No one knows yet exactly why the 65-year-old driver lost control of the bus. Benson said he heard his band director yelling “Harry! Harry!” just before the crash.
Driver ‘always kind’
Houston-based First Class Tours identified Caligone as a longtime driver. Public records show he was a veteran driver whose history included commandeering tour bases at least 20 years for several companies.
He lived in Scenic Woods, a northeast Houston neighborhood, with his wife.
His longtime neighbor, Willia Debose, said Caligone was a reserved, considerate man who remembered her in his travels. She considered him a conscientious driver and was shocked that he lost his life at the wheel.
“He was always kind. Always nice. He was quiet,” she said. “Every time he went on a trip, I always got something. He always brought back something – even if it was a stuffed animal.”
The crash shut down I-10 in both directions. Responders had to rappel down to the bus to rescue people.
It was noon before all passengers were pulled from the scene.
As the medical teams got to work, Channelview band parents raced to get to their children. And Facebook lit up: Peoahead ple in Florida and Alabama offered lodging to Channelview families who needed a place to stay. Others told parents they could go to the hospital and sit with the teens “for comfort, until you can get to them.”
In Pensacola, a J.C. Penney gave the Channelview passengers fresh sets of clothes. A Subway in the building offered sandwiches. A local student band came by with 20 pizzas.
As students were discharged, hospital personnel cleared out a conference room and brought in video games, mattresses, recliners, phone chargers — everything they could think of that the students might want. Sprout the therapy dog stopped by. Interviews were not made available.
“These are very bright young people who just went through something that I hope no one else ever has to endure,” Stovall said.
“They’re processing information well, carrying themselves beautifully.”
By Tuesday afternoon, just five would still be under treatment at Sacred Heart — three in good condition and two in serious condition.
‘It was a thanksgiving’
The bus that crashed was the second of two student buses headed back to Channelview Tuesday morning. The other bus, which passed the bridge of the wreck, kept heading west and arrived at Channelview High early in the afternoon, flanked by police cars with lights flashing. Family members and others had gathered in a back parking lot to meet the bus.

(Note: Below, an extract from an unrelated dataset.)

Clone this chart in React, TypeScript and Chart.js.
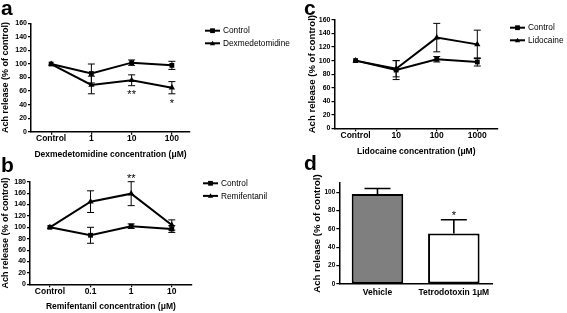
import React, { useEffect, useRef } from 'react';
import { Chart, registerables } from 'chart.js';

Chart.register(...registerables);

const W = 567;
const H = 313;
const FONT = "'Liberation Sans', Arial, Helvetica, sans-serif";
Chart.defaults.color = '#000';
Chart.defaults.font.family = FONT;

// ---- Panel a: Dexmedetomidine ----
const dexCategories = ['Control', '1', '10', '100'];
const dexControl = [100, 86, 102, 98];
const dexControlErr = [0, 14, 4, 6];
const dexValues = [100, 69, 76, 65];
const dexErr = [0, 13, 8, 9];
const dexSig = ['', '', '**', '*'];

// ---- Panel b: Remifentanil ----
const remiCategories = ['Control', '0.1', '1', '10'];
const remiControl = [100, 86, 102, 97];
const remiControlErr = [0, 14, 4, 6];
const remiValues = [100, 145, 159, 104];
const remiErr = [0, 19, 21, 9];
const remiSig = ['', '', '**', ''];

// ---- Panel c: Lidocaine ----
const lidoCategories = ['Control', '10', '100', '1000'];
const lidoControl = [100, 86, 102, 98];
const lidoControlErr = [0, 14, 4, 6];
const lidoValues = [100, 88, 134, 124];
const lidoErr = [0, 12, 21, 21];
const lidoSig = ['', '', '', ''];

// ---- Panel d: Tetrodotoxin ----
const ttxCategories = ['Vehicle', 'Tetrodotoxin 1\u03bcM'];
const ttxValues = [98, 55];
const ttxErr = [6, 15];
const ttxSig = ['', '*'];

const yTitle = 'Ach release (% of control)';

const errorBarPlugin = {
  id: 'errorBars',
  afterDatasetsDraw(chart: any) {
    const ctx = chart.ctx;
    const ys = chart.scales.y;
    chart.data.datasets.forEach((ds: any, di: number) => {
      if (!ds.errors) return;
      const meta = chart.getDatasetMeta(di);
      meta.data.forEach((el: any, i: number) => {
        const e = ds.errors[i];
        if (!e) return;
        const v = meta.controller.getParsed(i).y;
        const top = ys.getPixelForValue(v + e);
        const bot = ys.getPixelForValue(ds.errUpOnly ? v : v - e);
        const cap = ds.capHalf;
        ctx.save();
        ctx.strokeStyle = '#000';
        ctx.lineWidth = ds.errWidth;
        ctx.beginPath();
        ctx.moveTo(el.x, top);
        ctx.lineTo(el.x, bot);
        ctx.moveTo(el.x - cap, top);
        ctx.lineTo(el.x + cap, top);
        if (!ds.errUpOnly) {
          ctx.moveTo(el.x - cap, bot);
          ctx.lineTo(el.x + cap, bot);
        }
        ctx.stroke();
        ctx.restore();
      });
    });
  },
};

const sigPlugin = {
  id: 'sigStars',
  afterDatasetsDraw(chart: any) {
    const ctx = chart.ctx;
    const ys = chart.scales.y;
    chart.data.datasets.forEach((ds: any, di: number) => {
      if (!ds.sig) return;
      const meta = chart.getDatasetMeta(di);
      meta.data.forEach((el: any, i: number) => {
        const s = ds.sig[i];
        if (!s) return;
        const v = meta.controller.getParsed(i).y;
        const e = ds.errors ? ds.errors[i] : 0;
        const py = ys.getPixelForValue(ds.sigDir === 'below' ? v - e : v + e);
        ctx.save();
        ctx.font = `11px ${FONT}`;
        ctx.fillStyle = '#000';
        ctx.textAlign = 'center';
        ctx.textBaseline = 'alphabetic';
        ctx.fillText(s, el.x, py + ds.sigShift);
        ctx.restore();
      });
    });
  },
};

function drawMarker(ctx: CanvasRenderingContext2D, style: string, x: number, y: number, r: number) {
  ctx.beginPath();
  if (style === 'rect') {
    ctx.rect(x - r, y - r, 2 * r, 2 * r);
  } else {
    ctx.moveTo(x, y - r * 1.1);
    ctx.lineTo(x + r * 1.1, y + r * 0.8);
    ctx.lineTo(x - r * 1.1, y + r * 0.8);
    ctx.closePath();
  }
  ctx.fill();
}

function decoPlugin(letter: string, lx: number, ly: number, legend?: { x: number; y: number; items: { label: string; style: string }[] }) {
  return {
    id: 'deco',
    afterDraw(chart: any) {
      const ctx = chart.ctx;
      ctx.save();
      ctx.fillStyle = '#000';
      ctx.font = `bold 21px ${FONT}`;
      ctx.textAlign = 'left';
      ctx.textBaseline = 'alphabetic';
      ctx.fillText(letter, lx, ly);
      if (legend) {
        legend.items.forEach((it, k) => {
          const y = legend.y + k * 12.6;
          ctx.strokeStyle = '#000';
          ctx.lineWidth = 2;
          ctx.beginPath();
          ctx.moveTo(legend.x, y);
          ctx.lineTo(legend.x + 15, y);
          ctx.stroke();
          drawMarker(ctx, it.style, legend.x + 7.5, y, 2.4);
          ctx.font = `8.3px ${FONT}`;
          ctx.textBaseline = 'middle';
          ctx.fillText(it.label, legend.x + 18, y + 0.5);
        });
      }
      ctx.restore();
    },
  };
}

type LinePanel = {
  letter: string;
  letterX: number;
  letterY: number;
  categories: string[];
  control: number[];
  controlErr: number[];
  drug: number[];
  drugErr: number[];
  drugLabel: string;
  sig: string[];
  sigDir: string;
  sigShift: number;
  xTitle: string;
  yMax: number;
  yStep: number;
  xMin: number;
  xMax: number;
  pad: { left: number; right: number; top: number; bottom: number };
  yWidth: number;
  xHeight: number;
  yTitleSize: number;
  legendX: number;
  legendY: number;
};

function lineConfig(p: LinePanel): any {
  const pts = (arr: number[]) => arr.map((v, i) => ({ x: i, y: v }));
  const common = {
    borderColor: '#000',
    backgroundColor: '#000',
    borderWidth: 2,
    pointRadius: 3.4,
    pointBorderWidth: 0,
    pointBackgroundColor: '#000',
    tension: 0,
    capHalf: 3.5,
    errWidth: 1,
    clip: false,
  };
  return {
    type: 'line',
    data: {
      datasets: [
        { ...common, label: 'Control', data: pts(p.control), errors: p.controlErr, pointStyle: 'rect' },
        {
          ...common,
          label: p.drugLabel,
          data: pts(p.drug),
          errors: p.drugErr,
          pointStyle: 'triangle',
          pointRadius: 3.6,
          sig: p.sig,
          sigDir: p.sigDir,
          sigShift: p.sigShift,
        },
      ],
    },
    options: {
      responsive: false,
      animation: false,
      devicePixelRatio: 1,
      layout: { padding: p.pad },
      plugins: { legend: { display: false }, tooltip: { enabled: false } },
      scales: {
        x: {
          type: 'linear',
          position: 'bottom',
          min: p.xMin,
          max: p.xMax,
          afterBuildTicks: (s: any) => {
            s.ticks = p.categories.map((_, i) => ({ value: i }));
          },
          afterFit: (s: any) => {
            s.height = p.xHeight;
          },
          ticks: {
            autoSkip: false,
            maxRotation: 0,
            color: '#000',
            padding: 0,
            font: { family: FONT, size: 8.5, weight: 'bold', lineHeight: 1 },
            callback: (v: any) => p.categories[v] ?? '',
          },
          grid: { drawOnChartArea: false, drawTicks: true, tickLength: 3, color: '#000', lineWidth: 1.2 },
          border: { display: true, color: '#000', width: 1.5 },
          title: {
            display: true,
            text: p.xTitle,
            color: '#000',
            padding: 0,
            font: { family: FONT, size: 8.5, weight: 'bold' },
          },
        },
        y: {
          type: 'linear',
          position: 'left',
          min: 0,
          max: p.yMax,
          afterFit: (s: any) => {
            s.width = p.yWidth;
          },
          ticks: {
            stepSize: p.yStep,
            color: '#000',
            padding: 1,
            font: { family: FONT, size: 7, weight: 'bold' },
          },
          grid: { drawOnChartArea: false, drawTicks: true, tickLength: 3, color: '#000', lineWidth: 1.2 },
          border: { display: true, color: '#000', width: 1.5 },
          title: {
            display: true,
            text: yTitle,
            color: '#000',
            padding: 0,
            font: { family: FONT, size: p.yTitleSize, weight: 'bold' },
          },
        },
      },
    },
    plugins: [
      errorBarPlugin,
      sigPlugin,
      decoPlugin(p.letter, p.letterX, p.letterY, {
        x: p.legendX,
        y: p.legendY,
        items: [
          { label: 'Control', style: 'rect' },
          { label: p.drugLabel, style: 'triangle' },
        ],
      }),
    ],
  };
}

const panelA: LinePanel = {
  letter: 'a', letterX: 1, letterY: 15,
  categories: dexCategories, control: dexControl, controlErr: dexControlErr,
  drug: dexValues, drugErr: dexErr, drugLabel: 'Dexmedetomidine',
  sig: dexSig, sigDir: 'below', sigShift: 12.8,
  xTitle: 'Dexmedetomidine concentration (\u03bcM)',
  yMax: 160, yStep: 20, xMin: -0.5, xMax: 3.45,
  pad: { left: 0, right: 377, top: 23.4, bottom: 152.9 },
  yWidth: 31, xHeight: 28.4, yTitleSize: 9,
  legendX: 205, legendY: 30.7,
};

const panelB: LinePanel = {
  letter: 'b', letterX: 1, letterY: 172,
  categories: remiCategories, control: remiControl, controlErr: remiControlErr,
  drug: remiValues, drugErr: remiErr, drugLabel: 'Remifentanil',
  sig: remiSig, sigDir: 'above', sigShift: 0.3,
  xTitle: 'Remifentanil concentration (\u03bcM)',
  yMax: 180, yStep: 20, xMin: -0.49, xMax: 3.49,
  pad: { left: 0, right: 375.3, top: 181.7, bottom: 1.2 },
  yWidth: 30, xHeight: 27.5, yTitleSize: 9,
  legendX: 203, legendY: 183.3,
};

const panelC: LinePanel = {
  letter: 'c', letterX: 304, letterY: 15,
  categories: lidoCategories, control: lidoControl, controlErr: lidoControlErr,
  drug: lidoValues, drugErr: lidoErr, drugLabel: 'Lidocaine',
  sig: lidoSig, sigDir: 'above', sigShift: 0,
  xTitle: 'Lidocaine concentration (\u03bcM)',
  yMax: 160, yStep: 20, xMin: -0.52, xMax: 3.51,
  pad: { left: 306.1, right: 69, top: 20, bottom: 156.2 },
  yWidth: 28.4, xHeight: 28.5, yTitleSize: 9.6,
  legendX: 510, legendY: 27.7,
};

function barConfig(): any {
  return {
    type: 'bar',
    data: {
      labels: ttxCategories,
      datasets: [
        {
          data: ttxValues,
          errors: ttxErr,
          errUpOnly: true,
          capHalf: 13,
          errWidth: 1.6,
          sig: ttxSig,
          sigDir: 'above',
          sigShift: -0.7,
          backgroundColor: ['#7f7f7f', '#ffffff'],
          borderColor: '#000',
          borderWidth: 2,
          borderSkipped: false,
          barPercentage: 0.675,
          categoryPercentage: 1,
        },
      ],
    },
    options: {
      responsive: false,
      animation: false,
      devicePixelRatio: 1,
      layout: { padding: { left: 311.3, right: 75, top: 183, bottom: 0 } },
      plugins: { legend: { display: false }, tooltip: { enabled: false } },
      scales: {
        x: {
          afterFit: (s: any) => {
            s.height = 29;
          },
          ticks: {
            color: '#000',
            padding: 4,
            maxRotation: 0,
            autoSkip: false,
            font: { family: FONT, size: 8.5, weight: 'bold', lineHeight: 1 },
          },
          grid: { drawOnChartArea: false, drawTicks: false },
          border: { display: true, color: '#000', width: 1.5 },
        },
        y: {
          min: 0,
          max: 110,
          afterFit: (s: any) => {
            s.width = 28;
          },
          ticks: {
            stepSize: 10,
            color: '#000',
            padding: 1,
            font: { family: FONT, size: 6.5, weight: 'bold' },
          },
          grid: { drawOnChartArea: false, drawTicks: true, tickLength: 3, color: '#000', lineWidth: 1.2 },
          border: { display: true, color: '#000', width: 1.5 },
          title: {
            display: true,
            text: yTitle,
            color: '#000',
            padding: 0,
            font: { family: FONT, size: 9.6, weight: 'bold' },
          },
        },
      },
    },
    plugins: [errorBarPlugin, sigPlugin, decoPlugin('d', 304, 170)],
  };
}

function ChartCanvas({ make }: { make: () => any }) {
  const ref = useRef<HTMLCanvasElement | null>(null);
  useEffect(() => {
    if (!ref.current) return;
    const chart = new Chart(ref.current, make());
    return () => chart.destroy();
  }, []);
  return (
    <canvas
      ref={ref}
      width={W}
      height={H}
      style={{ position: 'absolute', left: 0, top: 0, width: W, height: H }}
    />
  );
}

export default function App() {
  return (
    <div
      style={{
        position: 'fixed',
        left: 0,
        top: 0,
        width: W,
        height: H,
        background: '#fff',
        overflow: 'hidden',
      }}
    >
      <ChartCanvas make={() => lineConfig(panelA)} />
      <ChartCanvas make={() => lineConfig(panelC)} />
      <ChartCanvas make={() => lineConfig(panelB)} />
      <ChartCanvas make={barConfig} />
    </div>
  );
}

Christopher Shackelford, the priest at St. Andrew Roman Catholic Church in Channelview, was there to help greet the students when they arrived. When the bus pulled in, he said, parents broke into prayer and gave thanks, then held their children for long minutes.

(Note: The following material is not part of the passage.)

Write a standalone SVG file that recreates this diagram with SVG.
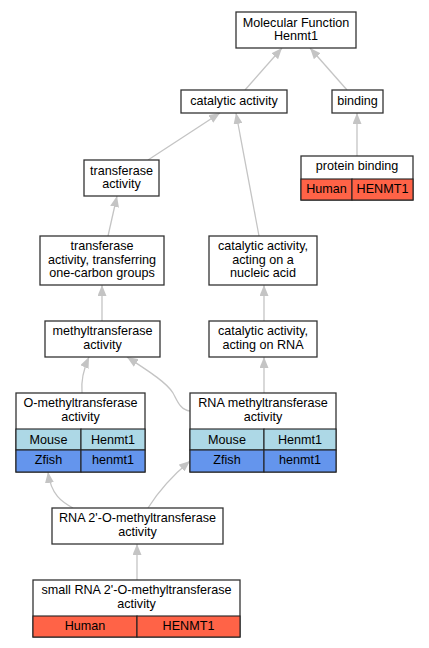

“It was a thanksgiving,” he said, “giving thanks that it wasn’t worse than it was.”
Grief counselors and other local pastors were also on hand to receive the arriving students.

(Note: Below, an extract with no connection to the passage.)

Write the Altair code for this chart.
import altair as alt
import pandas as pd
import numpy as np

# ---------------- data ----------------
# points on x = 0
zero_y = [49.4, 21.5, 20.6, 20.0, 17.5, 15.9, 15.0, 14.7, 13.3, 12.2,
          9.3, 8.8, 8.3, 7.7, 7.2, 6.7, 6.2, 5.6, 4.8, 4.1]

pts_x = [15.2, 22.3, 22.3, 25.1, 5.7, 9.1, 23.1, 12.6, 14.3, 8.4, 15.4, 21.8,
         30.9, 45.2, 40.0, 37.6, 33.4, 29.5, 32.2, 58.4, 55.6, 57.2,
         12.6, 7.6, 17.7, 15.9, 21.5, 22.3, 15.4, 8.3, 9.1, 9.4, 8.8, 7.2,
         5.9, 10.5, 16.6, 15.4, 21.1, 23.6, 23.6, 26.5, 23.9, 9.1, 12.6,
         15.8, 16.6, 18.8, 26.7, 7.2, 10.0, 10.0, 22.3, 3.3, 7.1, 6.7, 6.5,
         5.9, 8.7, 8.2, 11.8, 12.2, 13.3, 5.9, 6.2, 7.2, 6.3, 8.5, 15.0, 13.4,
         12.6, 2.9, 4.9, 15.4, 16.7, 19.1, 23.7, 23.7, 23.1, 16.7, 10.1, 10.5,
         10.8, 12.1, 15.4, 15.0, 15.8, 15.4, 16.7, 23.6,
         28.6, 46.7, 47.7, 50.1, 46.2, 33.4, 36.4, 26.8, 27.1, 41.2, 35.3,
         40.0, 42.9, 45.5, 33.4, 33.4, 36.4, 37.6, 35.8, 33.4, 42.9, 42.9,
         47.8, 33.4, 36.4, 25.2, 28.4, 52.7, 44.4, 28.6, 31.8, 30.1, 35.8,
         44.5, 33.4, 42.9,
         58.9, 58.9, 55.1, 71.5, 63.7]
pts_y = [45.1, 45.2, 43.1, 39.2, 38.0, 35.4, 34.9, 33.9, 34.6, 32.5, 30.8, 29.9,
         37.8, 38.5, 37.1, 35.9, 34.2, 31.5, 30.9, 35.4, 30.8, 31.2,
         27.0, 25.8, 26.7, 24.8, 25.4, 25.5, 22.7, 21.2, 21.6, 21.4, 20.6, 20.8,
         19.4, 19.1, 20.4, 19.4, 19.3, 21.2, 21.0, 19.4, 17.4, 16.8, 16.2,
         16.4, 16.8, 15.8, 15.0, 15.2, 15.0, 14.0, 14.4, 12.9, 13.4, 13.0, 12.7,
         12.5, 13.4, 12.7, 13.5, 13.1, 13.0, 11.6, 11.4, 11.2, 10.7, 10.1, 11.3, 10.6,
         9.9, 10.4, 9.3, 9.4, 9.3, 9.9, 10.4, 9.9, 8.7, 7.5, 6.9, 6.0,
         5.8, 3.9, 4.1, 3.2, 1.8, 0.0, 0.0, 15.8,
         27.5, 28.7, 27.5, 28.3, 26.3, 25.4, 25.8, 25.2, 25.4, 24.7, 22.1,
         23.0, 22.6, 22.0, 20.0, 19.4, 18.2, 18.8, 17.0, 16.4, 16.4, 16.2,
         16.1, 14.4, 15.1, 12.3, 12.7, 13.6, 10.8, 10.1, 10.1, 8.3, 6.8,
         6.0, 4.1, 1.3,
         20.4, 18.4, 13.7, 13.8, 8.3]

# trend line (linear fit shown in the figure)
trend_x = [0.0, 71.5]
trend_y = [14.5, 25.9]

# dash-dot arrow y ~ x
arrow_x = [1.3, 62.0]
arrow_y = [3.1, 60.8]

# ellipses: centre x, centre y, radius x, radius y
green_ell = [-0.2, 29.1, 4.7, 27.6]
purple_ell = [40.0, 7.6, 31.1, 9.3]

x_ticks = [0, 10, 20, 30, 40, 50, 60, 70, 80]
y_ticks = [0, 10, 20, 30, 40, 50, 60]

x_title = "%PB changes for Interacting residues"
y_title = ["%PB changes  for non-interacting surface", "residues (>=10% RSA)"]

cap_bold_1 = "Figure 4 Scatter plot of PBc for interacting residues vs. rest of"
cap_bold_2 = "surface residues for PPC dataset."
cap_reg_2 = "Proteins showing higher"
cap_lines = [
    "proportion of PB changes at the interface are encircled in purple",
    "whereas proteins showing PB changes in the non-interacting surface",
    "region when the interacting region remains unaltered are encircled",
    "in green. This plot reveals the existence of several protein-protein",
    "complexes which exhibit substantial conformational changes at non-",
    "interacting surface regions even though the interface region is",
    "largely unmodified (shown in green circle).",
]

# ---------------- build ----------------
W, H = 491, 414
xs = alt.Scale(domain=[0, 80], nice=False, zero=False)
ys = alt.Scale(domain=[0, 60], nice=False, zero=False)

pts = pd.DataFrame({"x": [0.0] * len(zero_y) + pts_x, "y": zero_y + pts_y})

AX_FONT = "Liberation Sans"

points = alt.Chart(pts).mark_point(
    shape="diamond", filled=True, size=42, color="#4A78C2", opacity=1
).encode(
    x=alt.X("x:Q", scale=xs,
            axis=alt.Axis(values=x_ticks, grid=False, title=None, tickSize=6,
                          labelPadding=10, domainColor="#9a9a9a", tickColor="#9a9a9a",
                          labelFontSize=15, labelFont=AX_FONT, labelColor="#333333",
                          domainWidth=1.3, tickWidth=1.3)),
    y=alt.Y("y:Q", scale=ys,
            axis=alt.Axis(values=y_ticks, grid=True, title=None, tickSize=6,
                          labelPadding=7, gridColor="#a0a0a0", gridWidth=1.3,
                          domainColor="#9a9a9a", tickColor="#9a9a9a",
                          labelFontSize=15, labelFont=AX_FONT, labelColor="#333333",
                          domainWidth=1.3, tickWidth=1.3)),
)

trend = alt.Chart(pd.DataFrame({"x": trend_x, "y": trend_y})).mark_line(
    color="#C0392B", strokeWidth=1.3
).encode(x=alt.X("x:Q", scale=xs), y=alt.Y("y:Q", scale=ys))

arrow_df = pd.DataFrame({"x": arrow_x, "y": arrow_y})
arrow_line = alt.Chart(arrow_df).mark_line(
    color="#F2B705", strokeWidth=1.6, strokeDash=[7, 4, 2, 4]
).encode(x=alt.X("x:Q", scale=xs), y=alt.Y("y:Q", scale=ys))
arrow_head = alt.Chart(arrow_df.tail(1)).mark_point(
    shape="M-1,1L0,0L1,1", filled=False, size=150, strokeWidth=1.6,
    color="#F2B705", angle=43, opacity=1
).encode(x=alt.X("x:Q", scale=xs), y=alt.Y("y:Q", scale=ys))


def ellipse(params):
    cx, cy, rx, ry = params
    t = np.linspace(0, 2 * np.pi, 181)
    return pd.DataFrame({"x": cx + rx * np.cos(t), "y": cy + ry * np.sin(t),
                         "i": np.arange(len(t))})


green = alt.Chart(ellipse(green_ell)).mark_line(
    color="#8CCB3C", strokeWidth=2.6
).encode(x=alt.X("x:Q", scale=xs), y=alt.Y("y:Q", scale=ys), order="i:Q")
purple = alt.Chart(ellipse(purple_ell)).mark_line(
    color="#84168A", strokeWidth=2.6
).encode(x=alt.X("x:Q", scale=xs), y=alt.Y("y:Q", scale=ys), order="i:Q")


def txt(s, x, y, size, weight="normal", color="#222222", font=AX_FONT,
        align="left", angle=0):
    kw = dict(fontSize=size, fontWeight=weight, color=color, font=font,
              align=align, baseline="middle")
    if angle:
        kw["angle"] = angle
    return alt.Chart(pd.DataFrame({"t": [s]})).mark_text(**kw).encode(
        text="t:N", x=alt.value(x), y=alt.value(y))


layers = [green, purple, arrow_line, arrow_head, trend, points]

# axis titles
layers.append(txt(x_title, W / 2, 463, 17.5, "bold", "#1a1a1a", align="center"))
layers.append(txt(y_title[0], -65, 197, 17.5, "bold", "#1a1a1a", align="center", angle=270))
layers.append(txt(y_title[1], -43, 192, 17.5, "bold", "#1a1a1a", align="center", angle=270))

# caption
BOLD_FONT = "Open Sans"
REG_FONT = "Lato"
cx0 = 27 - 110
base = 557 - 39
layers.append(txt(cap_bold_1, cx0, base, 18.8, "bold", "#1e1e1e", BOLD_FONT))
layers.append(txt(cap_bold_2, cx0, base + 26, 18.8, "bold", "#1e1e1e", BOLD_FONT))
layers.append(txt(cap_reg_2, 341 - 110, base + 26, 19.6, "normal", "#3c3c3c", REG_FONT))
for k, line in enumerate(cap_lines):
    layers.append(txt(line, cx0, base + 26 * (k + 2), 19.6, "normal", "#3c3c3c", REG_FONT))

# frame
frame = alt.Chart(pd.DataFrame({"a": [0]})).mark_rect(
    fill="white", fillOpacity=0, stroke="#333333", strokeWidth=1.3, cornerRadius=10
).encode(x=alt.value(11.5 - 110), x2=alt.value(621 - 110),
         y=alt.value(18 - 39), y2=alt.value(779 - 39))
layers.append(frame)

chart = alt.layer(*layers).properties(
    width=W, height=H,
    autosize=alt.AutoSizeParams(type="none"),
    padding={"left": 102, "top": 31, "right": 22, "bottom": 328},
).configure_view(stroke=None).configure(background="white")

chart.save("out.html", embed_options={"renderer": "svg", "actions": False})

Even kids who seemed unfazed as they got off the bus, Shackelford said, started sobbing when they were wrapped in their parent’s arms.
Tuesday evening, about 75 people gathered for a prayer vigil outside the Bill Neal Center, an athletic facility next to the high school where the band rehearses in the parking lot.
As a spectacular sunset painted the darkening sky, some wiped away tears as a minister spoke. Others huddled together in the evening chill or gathered in quiet circles, their heads bowed.
Bringing everyone home
Channelview Independent School District officials said they are now focused on getting everyone back home safely.
Several students were afraid to ride back to Channelview on the road, Ollis said, so the district is working with airlines to try to find them flights home.
Channelview ISD Superintendent Greg Ollis hopped on a flight to Florida Tuesday afternoon.
“We’re blessed because I think our students are going to be all right and our staff members are going to be all right,” Ollis said before he left. “It’s unbelievable how it turned out after what we saw this morning.”